Firstly, he was prepared to admit that he was wrong. That's huge. Show me a man who never admits when he's wrong and I'll show you a fool.
Secondly, he had the humility to ask for help, even if others might think it was a stupid question. That is a fast track to wisdom. I recommend it.

To celebrate... Drinks all round!

Six stoups of your finest ale, there, barman, if you please.

laklak wrote:I live to serve, m'lord. What will you be having?

Ah! Cheers!

I'm on the Fosters here. With paracetamol and ibuprofen for the man flu!

Dear God, not the man flu? Campy, we hardly knew ye!

Better man flu than bird flu!

DavidMcC wrote:Easy, the 4 4th roots of 1 are: +1, -1, +i -i, where i = square root of -1.

What are the eight 8th roots of 1?

ughaibu wrote:

DavidMcC wrote:Easy, the 4 4th roots of 1 are: +1, -1, +i -i, where i = square root of -1.

What are the eight 8th roots of 1?

1, -1, i, -i, √ 2 /2 + √ 2 /2 i, √ 2 /2 - √ 2 /2 i, - √ 2 /2 + √ 2 /2 i, - √ 2 /2 - √ 2 /2 i.

In general nth roots of 1 are n evenly spaced points on the unit circle in the complex plane

i.e. cos ( 2mπ/n) + i sin (2mπ/n) for m = 0, 1, 2, ... , n-1

I see. So the eleven 11th roots are non-arbitrary.

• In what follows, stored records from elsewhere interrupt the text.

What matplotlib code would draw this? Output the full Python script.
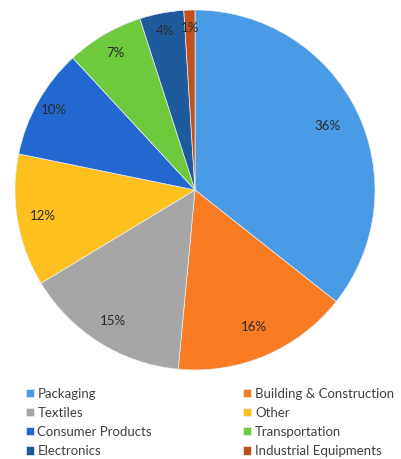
import matplotlib.pyplot as plt
import numpy as np

# Data
sectors = ['Packaging', 'Building & Construction', 'Textiles', 'Other',
           'Consumer Products', 'Transportation', 'Electronics', 'Industrial Equipments']
shares = [36, 16, 15, 12, 10, 7, 4, 1]
colors = ['#4a9be6', '#f97b22', '#a6a6a6', '#fdc01e',
          '#2268d0', '#6fc93c', '#1f5b9c', '#c2501c']
label_dist = [0.82, 0.83, 0.86, 0.86, 0.9, 0.88, 0.9, 0.9]

plt.rcParams['font.family'] = ['Lato', 'DejaVu Sans']

fig = plt.figure(figsize=(4.01, 4.59), dpi=100)
ax = fig.add_axes([15/401, 1 - 370/459, 360/401, 360/459])

wedges, _ = ax.pie(shares, colors=colors, startangle=90, counterclock=False,
                   wedgeprops=dict(edgecolor='#e8eef5', linewidth=0.5))
ax.set_aspect('equal')
ax.set_xlim(-1, 1)
ax.set_ylim(-1, 1)

# percentage labels
for w, v, d in zip(wedges, shares, label_dist):
    ang = np.deg2rad((w.theta1 + w.theta2) / 2)
    ax.text(d * np.cos(ang), d * np.sin(ang), f'{v}%', ha='center', va='center',
            fontsize=9.5, color='#2a2a2a')

# legend, row-wise order like the original
order = list(range(0, 8, 2)) + list(range(1, 8, 2))
leg = fig.legend([wedges[i] for i in order], [sectors[i] for i in order],
                 loc='upper left', bbox_to_anchor=(19/401, 1 - 381/459),
                 ncol=2, frameon=False, fontsize=9.5,
                 handlelength=0.6, handleheight=0.6, handletextpad=0.3,
                 columnspacing=6.9, labelspacing=0.54, borderpad=0)
for t in leg.get_texts():
    t.set_color('#404040')

fig.savefig('out.png', dpi=100)
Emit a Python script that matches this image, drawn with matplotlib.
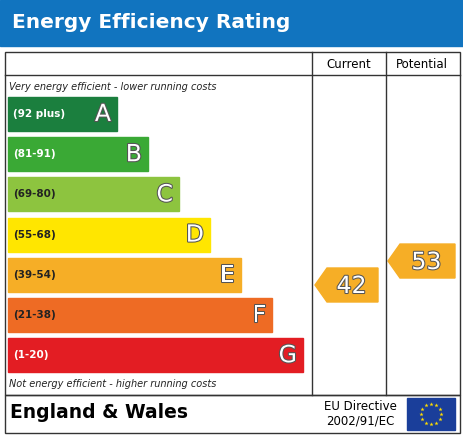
import matplotlib.pyplot as plt
from matplotlib.patches import Rectangle, Polygon
import matplotlib.patheffects as pe
import numpy as np

letters = ['A', 'B', 'C', 'D', 'E', 'F', 'G']
ranges = ['(92 plus)', '(81-91)', '(69-80)', '(55-68)', '(39-54)', '(21-38)', '(1-20)']
colors = ['#1b7f3e', '#3aa935', '#8dc43f', '#ffe600', '#f6ae26', '#ee6b24', '#e31d23']
current = 42
potential = 53

W, H = 464, 437
fig = plt.figure(figsize=(W / 100, H / 100), dpi=100)
ax = fig.add_axes([0, 0, 1, 1])
ax.set_xlim(0, W)
ax.set_ylim(H, 0)
ax.axis('off')

# title bar
ax.add_patch(Rectangle((0, 0), W, 46, color='#1174bf'))
ax.text(12, 23, 'Energy Efficiency Rating', color='white', fontsize=14.5, fontweight='bold', va='center')

# frame
lw = 1.0
ax.add_patch(Rectangle((5, 52), 455, 343, fill=False, lw=lw, ec='#333333'))
ax.add_patch(Rectangle((5, 395), 455, 38, fill=False, lw=lw, ec='#333333'))
ax.plot([312, 312], [52, 395], color='#333333', lw=lw)
ax.plot([386, 386], [52, 395], color='#333333', lw=lw)
ax.plot([5, 460], [75, 75], color='#333333', lw=lw)
ax.text(349, 64, 'Current', fontsize=8.5, ha='center', va='center')
ax.text(422, 64, 'Potential', fontsize=8.5, ha='center', va='center')

ax.text(9, 87, 'Very energy efficient - lower running costs', fontsize=7, style='italic', va='center', color='#222222')
ax.text(9, 384, 'Not energy efficient - higher running costs', fontsize=7, style='italic', va='center', color='#222222')

outline = [pe.withStroke(linewidth=1.5, foreground='#555555')]
for i, (l, r, c) in enumerate(zip(letters, ranges, colors)):
    top = 97 + i * 40.2
    right = 117 + i * 31
    ax.add_patch(Rectangle((8, top), right - 8, 34, color=c))
    ax.text(13, top + 17, r, fontsize=7.5, fontweight='bold', va='center',
            color='white' if i in (0, 1, 6) else '#222222')
    ax.text(right - 6, top + 17, l, fontsize=17, ha='right', va='center', color='white', path_effects=outline)


def arrow(x0, x1, val):
    yc = 285 - (val - 42) * 2.18
    h = 17
    pts = [(x0, yc), (x0 + 12, yc - h), (x1, yc - h), (x1, yc + h), (x0 + 12, yc + h)]
    ax.add_patch(Polygon(pts, color='#f6ae26'))
    ax.text((x0 + x1) / 2 + 5, yc + 1, str(val), fontsize=17, ha='center', va='center',
            color='white', path_effects=outline)


arrow(315, 378, current)
arrow(388, 455, potential)

ax.text(10, 413, 'England & Wales', fontsize=13.5, fontweight='bold', va='center')
ax.text(360, 406, 'EU Directive', fontsize=8.5, ha='center', va='center')
ax.text(360, 421, '2002/91/EC', fontsize=8.5, ha='center', va='center')
ax.add_patch(Rectangle((407, 398), 48, 32, color='#1a3e9a'))
ang = np.linspace(0, 2 * np.pi, 12, endpoint=False)
ax.scatter(431 + 10 * np.cos(ang), 414 + 10 * np.sin(ang), marker='*', s=10, color='#ffdd00', lw=0)

fig.savefig('out.png', dpi=100)
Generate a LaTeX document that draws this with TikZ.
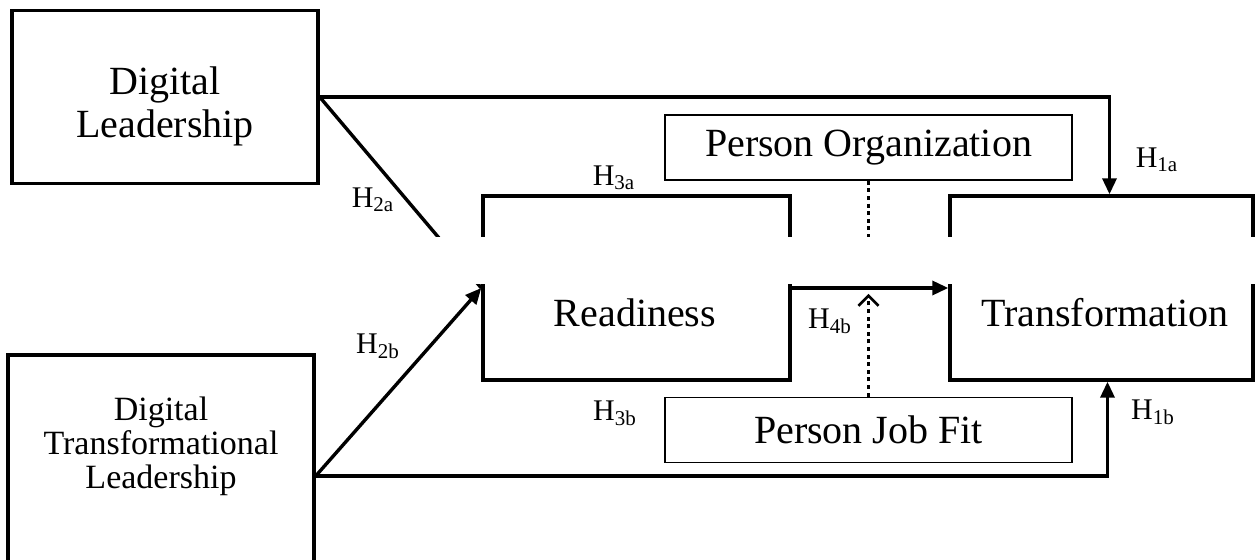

ughaibu wrote:I see. So the eleven 11th roots are non-arbitrary.

What do you mean? How could any the roots of any equation be "arbitrary"?

logical bob wrote:

ughaibu wrote:I see. So the eleven 11th roots are non-arbitrary.

What do you mean? How could any the roots of any equation be "arbitrary"?

We're talking about definitions, not equations.

ETA: Okay, I see what you mean, and retract my question.

Is that right? Isn't the algebraic completion of the reals unique up to isomorphism?